Memorial Court was built during the 1920s to a design of Giles Gilbert Scott and dedicated in 1926. Much later in the century  the Forbes-Mellon library, intended principally for undergraduate use, was constructed in the large and open court of Memorial Court.
Two large Pine trees dominate the lawns either side and in 2006 the planting around the edge of the court underwent a much needed redesign. The tired mixed shrub strips were updated and extended by the Head Gardener at the time, Steve Elstub, and his team. The plantings include an array of Cistus’, Miscanthus, Agapanthus, Sedums and Chamaerops humilis ‘Vulcano’.
In 2014 Ashby Court saw improvements culminating in “walk-through”, pollinator friendly planting bays with seating. Three different species of Birch and two Acer griseum give structure and dappled shade in the summer months. The Forbes-Mellon library opens out onto the central lawn, which is much used by the students for relaxing, studies and May Ball preparations.
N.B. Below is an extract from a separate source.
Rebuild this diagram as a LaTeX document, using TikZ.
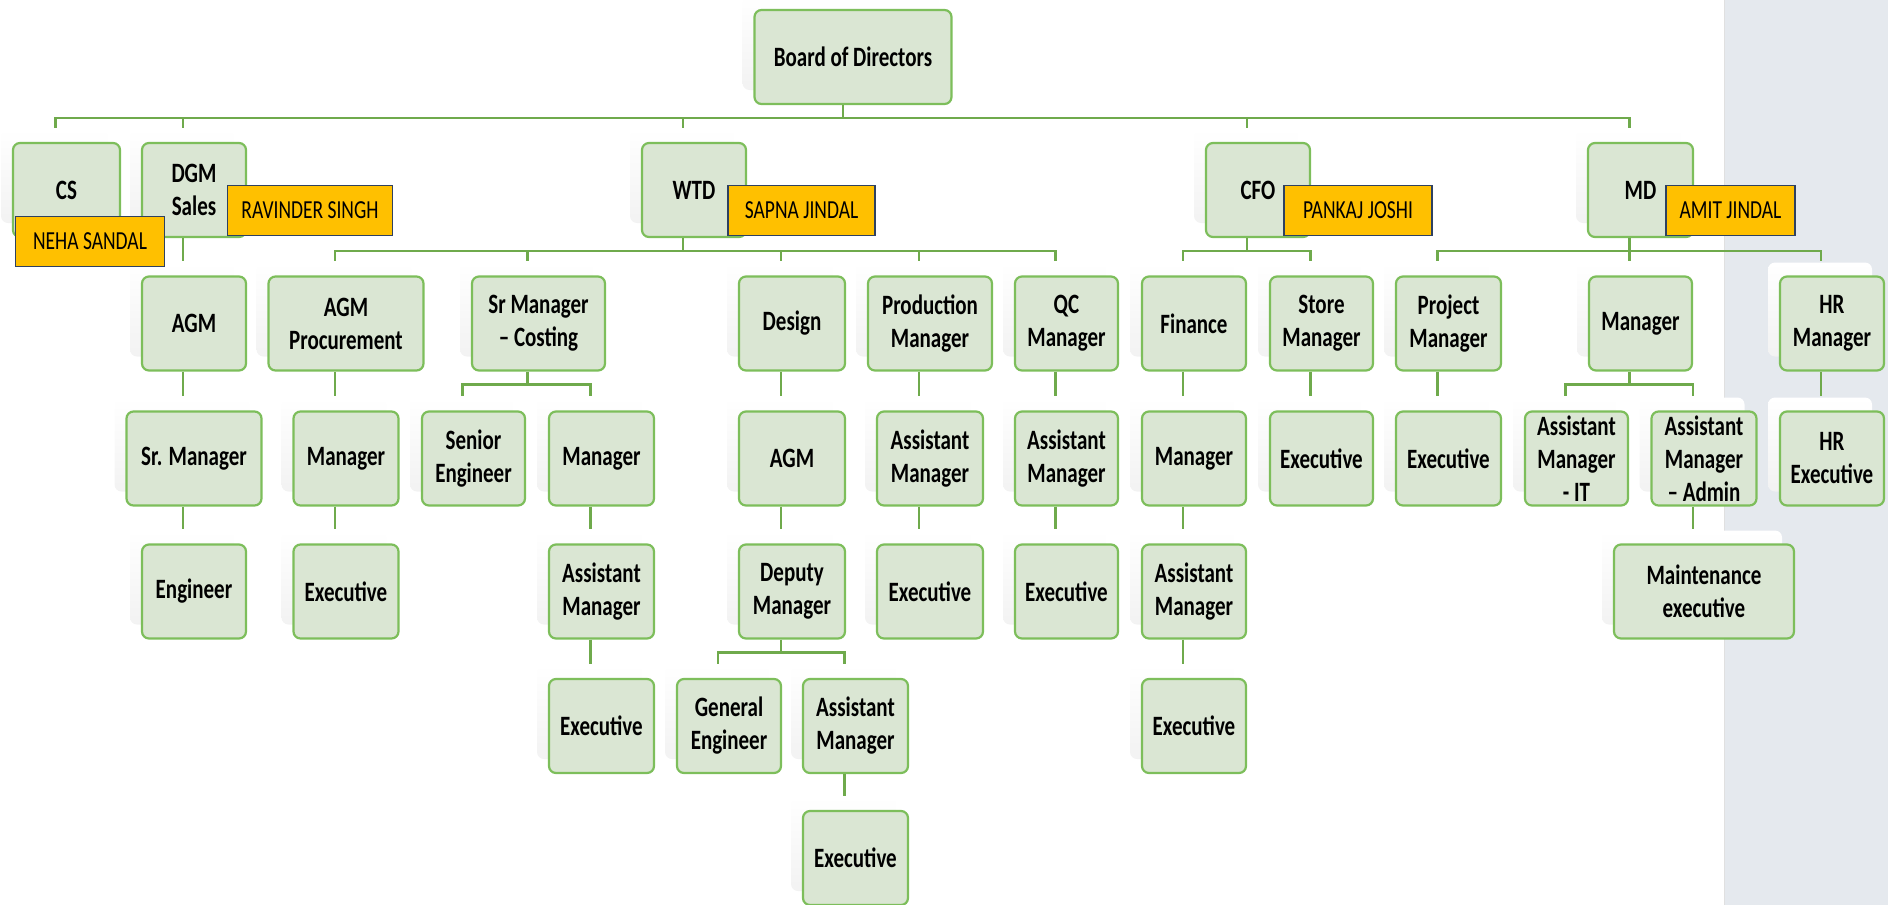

Set in the shadow of Castle Mound, Castle Court is situated between Castle Street and Chesterton Lane. There have been many add-ons and alterations through the years with the final refurbishment of the grounds completed in 2012. A terrace with Mediterranean planting bays and umbrella crab apples, (Malus ‘Evereste’), a “prairie” style embankment that sweeps around Ethelreda House are among the many improvements made to the hard landscaping, to improve appearance and access.
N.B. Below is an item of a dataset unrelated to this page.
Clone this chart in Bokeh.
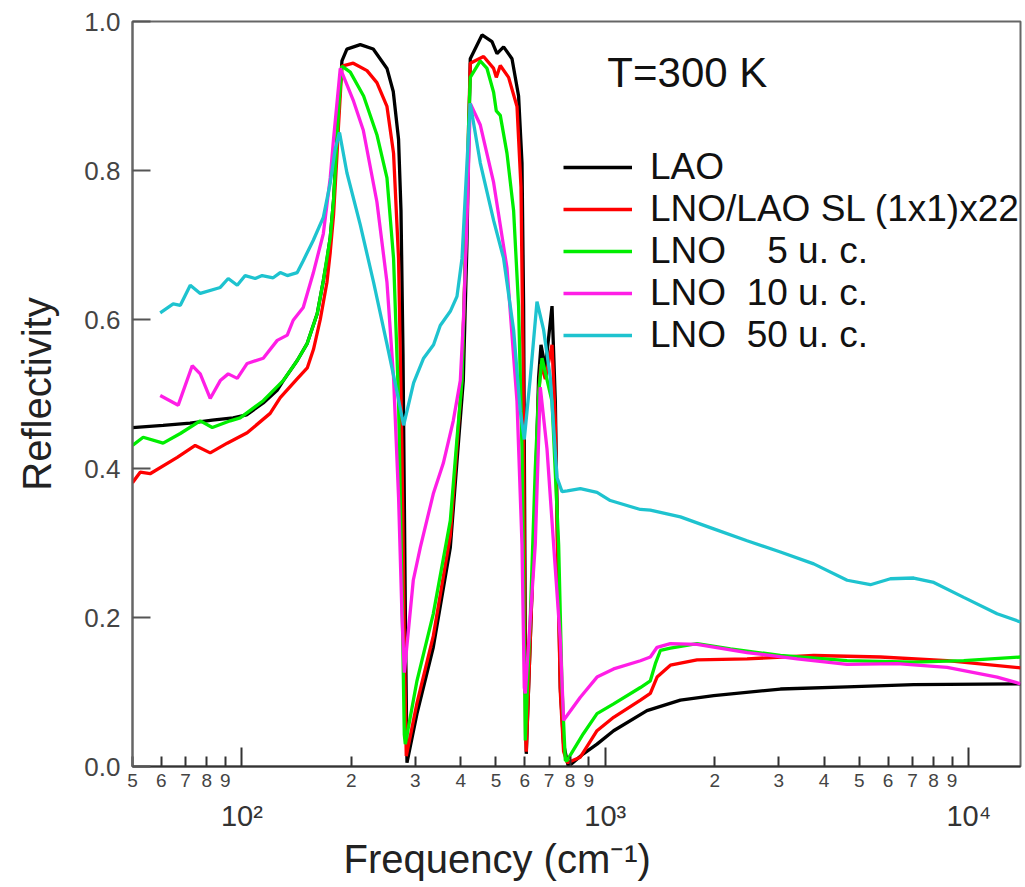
from bokeh.plotting import figure
from bokeh.models import (Range1d, FixedTicker, LogAxis, Legend, LegendItem, Label, Title,
                          PrintfTickFormatter)
from bokeh.embed import file_html
from bokeh.resources import INLINE

# ---------------- data ----------------
freq_lao = [50, 60.7, 72, 82.9, 94.6, 103, 114.5, 125, 130, 142, 151.3, 161.2, 167.5, 171.4, 175,
            178.7, 182.6, 185, 188.5, 194.5, 211.7, 229.8, 250.7, 260.9, 269.8, 274, 277.5, 279.8,
            282.1, 284.6, 303.2, 336.2, 374.5, 390.7, 406.6, 416, 421, 425, 457.8, 487.7, 503.4,
            524.9, 553.6, 577.2, 589.8, 595.8, 599.5, 603.4, 606, 621.6, 641.6, 655.2, 665.3, 683.8,
            713.4, 728.5, 739.1, 751.8, 767.7, 790.9, 870, 948.7, 1054, 1302, 1609, 1987, 3032,
            4628, 7056, 13880]
r_lao = [0.455, 0.458, 0.461, 0.465, 0.468, 0.472, 0.488, 0.505, 0.518, 0.545, 0.568, 0.608, 0.652,
         0.68, 0.71, 0.76, 0.84, 0.89, 0.947, 0.963, 0.969, 0.963, 0.937, 0.906, 0.842, 0.746, 0.554,
         0.362, 0.17, 0.005, 0.071, 0.16, 0.294, 0.41, 0.518, 0.7, 0.84, 0.95, 0.982, 0.973, 0.957,
         0.966, 0.95, 0.9, 0.81, 0.618, 0.362, 0.106, 0.017, 0.17, 0.362, 0.522, 0.566, 0.535, 0.618,
         0.49, 0.298, 0.106, 0.03, 0.0, 0.017, 0.03, 0.048, 0.075, 0.089, 0.095, 0.104, 0.107, 0.11,
         0.111]

freq_sl = [50, 52.5, 55.9, 66.4, 74.4, 81.8, 91.1, 103.4, 119.6, 127.5, 141.7, 151.3, 157.4, 164.3,
           171.4, 175, 178.7, 182.6, 184.4, 188.5, 202.5, 220.9, 235.2, 250.7, 261.4, 269.8, 275.7,
           279.8, 283.3, 303.2, 336.2, 374.5, 390.7, 403, 414, 420.5, 425, 462.4, 492.7, 501.2, 514,
           541.8, 571.4, 586, 593.5, 598.4, 603.4, 606, 621.6, 641.6, 655.2, 665.3, 683.8, 713.4,
           728.5, 739.1, 751.8, 767.7, 786, 853.5, 948.7, 1054, 1249, 1330, 1388, 1510, 1788, 2455,
           3745, 5715, 8720, 13880]
r_sl = [0.381, 0.395, 0.393, 0.415, 0.431, 0.421, 0.434, 0.448, 0.474, 0.495, 0.52, 0.535, 0.56, 0.6,
        0.65, 0.69, 0.74, 0.82, 0.86, 0.94, 0.944, 0.934, 0.918, 0.886, 0.823, 0.682, 0.426, 0.17,
        0.014, 0.085, 0.175, 0.31, 0.43, 0.52, 0.72, 0.86, 0.944, 0.953, 0.937, 0.925, 0.941, 0.925,
        0.886, 0.778, 0.554, 0.298, 0.043, 0.02, 0.17, 0.36, 0.5, 0.54, 0.52, 0.566, 0.46, 0.28, 0.1,
        0.02, 0.005, 0.0125, 0.048, 0.066, 0.089, 0.098, 0.12, 0.136, 0.143, 0.1445, 0.149, 0.147,
        0.142, 0.1325]

freq_5 = [50, 53.5, 60.7, 67.7, 76.8, 82.9, 92.9, 98.9, 114.5, 129.9, 142, 151.3, 161.2, 167.5, 175,
          178.7, 182.6, 185, 188.5, 198.7, 216.2, 235.2, 250.7, 261.4, 269.8, 275.7, 279.8, 281.6,
          303.2, 336.2, 374.5, 390.7, 403.3, 414, 420.5, 425, 452.9, 472.5, 492.7, 501.2, 514, 536.3,
          559.3, 577.2, 589.8, 598.4, 602.2, 621.6, 641.6, 655.2, 669.6, 713.4, 743.9, 760, 776.1,
          784.3, 870, 948.7, 1054, 1249, 1330, 1373, 1418, 1510, 1788, 2209, 3032, 4628, 7056, 9688,
          13880]
r_5 = [0.431, 0.442, 0.434, 0.447, 0.464, 0.455, 0.464, 0.468, 0.491, 0.518, 0.545, 0.568, 0.608,
       0.652, 0.71, 0.76, 0.84, 0.89, 0.94, 0.932, 0.9, 0.848, 0.79, 0.682, 0.49, 0.235, 0.043, 0.03,
       0.115, 0.205, 0.33, 0.44, 0.518, 0.72, 0.86, 0.925, 0.947, 0.937, 0.905, 0.88, 0.874, 0.823,
       0.746, 0.618, 0.426, 0.17, 0.035, 0.2, 0.4, 0.5, 0.548, 0.49, 0.298, 0.106, 0.008, 0.008,
       0.044, 0.071, 0.084, 0.106, 0.115, 0.138, 0.156, 0.159, 0.165, 0.158, 0.149, 0.142, 0.14,
       0.142, 0.147]

freq_10 = [59.6, 66.8, 73, 76.8, 81.8, 87.2, 91.7, 97.1, 103.4, 114.5, 125.1, 133.3, 138.4, 147.5,
           157.1, 167.5, 175, 178.7, 186.5, 202.9, 215.8, 235.2, 250.7, 261.4, 269.8, 275.7, 279.8,
           296.2, 309.7, 336.2, 358.2, 381.6, 399, 407, 416.2, 425, 452.9, 492.7, 536.3, 571.4,
           589.8, 598.4, 602.2, 641.6, 662.3, 691.1, 720.6, 751.8, 767.7, 853.5, 948.7, 1054, 1249,
           1330, 1388, 1510, 1788, 2455, 3371, 4628, 6353, 8720, 11970, 13880]
r_10 = [0.498, 0.485, 0.538, 0.527, 0.494, 0.518, 0.527, 0.521, 0.541, 0.548, 0.572, 0.579, 0.599,
        0.616, 0.662, 0.715, 0.79, 0.842, 0.937, 0.893, 0.854, 0.758, 0.65, 0.522, 0.362, 0.203,
        0.126, 0.25, 0.294, 0.366, 0.407, 0.464, 0.518, 0.6, 0.733, 0.89, 0.861, 0.784, 0.669, 0.49,
        0.298, 0.106, 0.098, 0.298, 0.509, 0.426, 0.298, 0.17, 0.062, 0.093, 0.12, 0.131, 0.142,
        0.147, 0.16, 0.165, 0.164, 0.153, 0.1445, 0.137, 0.138, 0.133, 0.12, 0.111]

freq_50 = [59.6, 64.7, 67.7, 72.1, 76.8, 87.2, 91.7, 97.1, 102.1, 108.8, 113.7, 121.9, 127.5, 133.3,
           142, 147.5, 157.1, 167.5, 175, 180.6, 185.6, 194.5, 211.7, 230.3, 250.7, 267.1, 278.6,
           296.8, 316.2, 336.8, 351.4, 374.5, 390.7, 403.3, 416.2, 425, 452.9, 492.7, 524.9, 559.3,
           583.5, 598.4, 621.6, 648.6, 676.4, 705.7, 736.2, 760, 786, 853.5, 948.7, 1032, 1249, 1330,
           1609, 1987, 2455, 3032, 3745, 4628, 5363, 6089, 7056, 8012, 9688, 11970, 13880]
r_50 = [0.609, 0.621, 0.619, 0.646, 0.635, 0.643, 0.655, 0.646, 0.659, 0.655, 0.659, 0.656, 0.663,
        0.659, 0.663, 0.679, 0.706, 0.737, 0.783, 0.829, 0.851, 0.797, 0.727, 0.65, 0.567, 0.503,
        0.458, 0.515, 0.548, 0.566, 0.592, 0.611, 0.631, 0.682, 0.81, 0.89, 0.81, 0.733, 0.682,
        0.586, 0.477, 0.439, 0.522, 0.624, 0.586, 0.522, 0.388, 0.369, 0.37, 0.373, 0.368, 0.357,
        0.345, 0.344, 0.335, 0.319, 0.303, 0.288, 0.272, 0.25, 0.244, 0.252, 0.253, 0.247, 0.227,
        0.205, 0.194]

series_labels = ["LAO", "LNO/LAO SL (1x1)x22", "LNO    5 u. c.", "LNO  10 u. c.", "LNO  50 u. c."]
series_colors = ["#000000", "#ff0000", "#00ee00", "#ff1ee6", "#1ec3cf"]

xtick_values = [50, 60, 70, 80, 90, 200, 300, 400, 500, 600, 700, 800, 900,
                2000, 3000, 4000, 5000, 6000, 7000, 8000, 9000]
xtick_labels = ["5", "6", "7", "8", "9", "2", "3", "4", "5", "6", "7", "8", "9",
                "2", "3", "4", "5", "6", "7", "8", "9"]
decade_values = [100, 1000, 10000]
decade_labels = ["10\u00b2", "10\u00b3", "10\u2074"]
ytick_values = [0.0, 0.2, 0.4, 0.6, 0.8, 1.0]

FONT = "Liberation Sans"

# ---------------- figure ----------------
p = figure(width=1024, height=885, x_axis_type="log",
           x_range=Range1d(50, 13880), y_range=Range1d(0, 1.0),
           output_backend="svg", toolbar_location=None,
           min_border_left=132, min_border_right=4, min_border_top=21, min_border_bottom=119)
p.xgrid.grid_line_color = None
p.ygrid.grid_line_color = None
p.outline_line_color = "#666666"
p.outline_line_width = 2
p.background_fill_color = "white"
p.border_fill_color = "white"

# lower x axis: digit labels, small ticks; decade ticks longer (minor ticks)
xa = p.xaxis[0]
xa.ticker = FixedTicker(ticks=xtick_values, minor_ticks=decade_values)
xa.major_label_overrides = {v: l for v, l in zip(xtick_values, xtick_labels)}
xa.major_tick_in = 10
xa.major_tick_out = 0
xa.minor_tick_in = 19
xa.minor_tick_out = 0
xa.major_tick_line_width = 2
xa.minor_tick_line_width = 2
xa.major_tick_line_color = "#333333"
xa.minor_tick_line_color = "#333333"
xa.axis_line_color = "#333333"
xa.axis_line_width = 2
xa.major_label_standoff = 7
xa.major_label_text_font = FONT
xa.major_label_text_font_size = "19px"
xa.major_label_text_color = "#444444"

# second row: decade labels
xb = LogAxis(ticker=FixedTicker(ticks=decade_values, minor_ticks=[]),
             major_label_overrides={v: l for v, l in zip(decade_values, decade_labels)},
             axis_line_color=None, major_tick_line_color=None, minor_tick_line_color=None,
             major_tick_in=0, major_tick_out=0, major_label_standoff=10,
             major_label_text_font=FONT, major_label_text_font_size="29px",
             major_label_text_color="#333333")
p.add_layout(xb, "below")

# x axis title (placed left of centre, as in the original)
p.add_layout(Title(text="Frequency (cm\u207b\u00b9)", align="left", offset=211,
                   text_font=FONT, text_font_size="40px", text_font_style="normal",
                   text_color="#222222", standoff=0), "below")

# y axis
ya = p.yaxis[0]
ya.ticker = FixedTicker(ticks=ytick_values, minor_ticks=[])
ya.formatter = PrintfTickFormatter(format="%.1f")
ya.major_tick_in = 18
ya.major_tick_out = 0
ya.major_tick_line_width = 2
ya.major_tick_line_color = "#555555"
ya.axis_line_color = "#666666"
ya.axis_line_width = 2
ya.major_label_standoff = 12
ya.major_label_text_font = FONT
ya.major_label_text_font_size = "26px"
ya.major_label_text_color = "#444444"
ya.axis_label = "Reflectivity"
ya.axis_label_text_font = FONT
ya.axis_label_text_font_size = "40px"
ya.axis_label_text_font_style = "normal"
ya.axis_label_text_color = "#222222"
ya.axis_label_standoff = 22

# ---------------- curves ----------------
all_freq = [freq_lao, freq_sl, freq_5, freq_10, freq_50]
all_r = [r_lao, r_sl, r_5, r_10, r_50]
items = []
for f, r, lab, col in zip(all_freq, all_r, series_labels, series_colors):
    rend = p.line(f, r, line_color=col, line_width=3.3)
    items.append(LegendItem(label=lab, renderers=[rend]))

legend = Legend(items=items, location=(431, 410), border_line_color=None,
                background_fill_alpha=0, label_text_font=FONT, label_text_font_size="37px",
                label_text_color="#111111", glyph_width=69, glyph_height=42, label_height=42,
                spacing=0, padding=0, margin=0, label_standoff=18)
p.add_layout(legend)

p.add_layout(Label(x=1013, y=0.932, text="T=300 K", text_font=FONT, text_font_size="42px",
                   text_baseline="middle", text_color="#111111"))

open("out.html", "w").write(file_html(p, INLINE))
There are a number of fine specimen trees in the College grounds. Among these are two species of deciduous conifer in the Fellows’ Garden.
The riverside swamp cypress (Taxodium distichum) long predates Willmer’s plan. On a bright day in Michaelmas term, admire its red autumn foliage against a blue sky.
Near the centre of the garden stands the Dawn Redwood (Metasequoia glyptostroboides). A gift to the College, the tree was planted here in 1948. It was grown from seed collected on an expedition to China, where the tree had been discovered only a few years earlier. It had previously only been known through fossil evidence, and was thought to be have been extinct for the last 5 million years. Two other ‘related’ Dawn Redwoods, originating from the same plant collecting expedition, can be found in Cambridge – in the University’s Botanic Garden and in Emmanuel College. Current data suggests that Clare’s Dawn Redwood is the second tallest in the country.
Our Avenue, early Spring
Yellow, white, a dash of blue,
Daffodil, daisy, scylla too.
Iron gates, black and gold,
Clare’s colours wrought in bold.
Our Avenue’s dressed herself for Spring.
Nothing to wear but her very best.
We who walk her in silence sing,
Praising her beauty, being blessed.
Our Avenue, late Spring
That Spring dress’ all tattered and torn,
Scruffy, bedraggled, withered and worn.
Gone the yellow, the white, the dash of blue,
Till Summer comes undress must do.
Our Avenue must bear Nature’s pace.
We who love you in patience wait.
Waiting whilst you re-grow your grace,
Hoping Summer’s sun will it re-create.
Backs Landscape Strategy
The Backs is an iconic landscape recognized around the world as a landscape of outstanding beauty. The six Colleges on the Backs commissioned Robert Myers Associates to prepare a masterplan for the Backs setting out a broad framework for its future evolution over the next 50 years. The Report was completed in November 2007 and following consultation with the Cambridge City Council and English Heritage is in the process of being adopted. The Backs were listed as a Grade I Historic Park in 1995.
The full report is available on The Backs Landscape Report
The gardens are currently managed by Head Gardener Kate Hargreaves and her team.
The Gardens are currently closed due to the Old Court refurbishment and Phase 1b of the River Side Café.
The Gardens are due to reopen in 2024.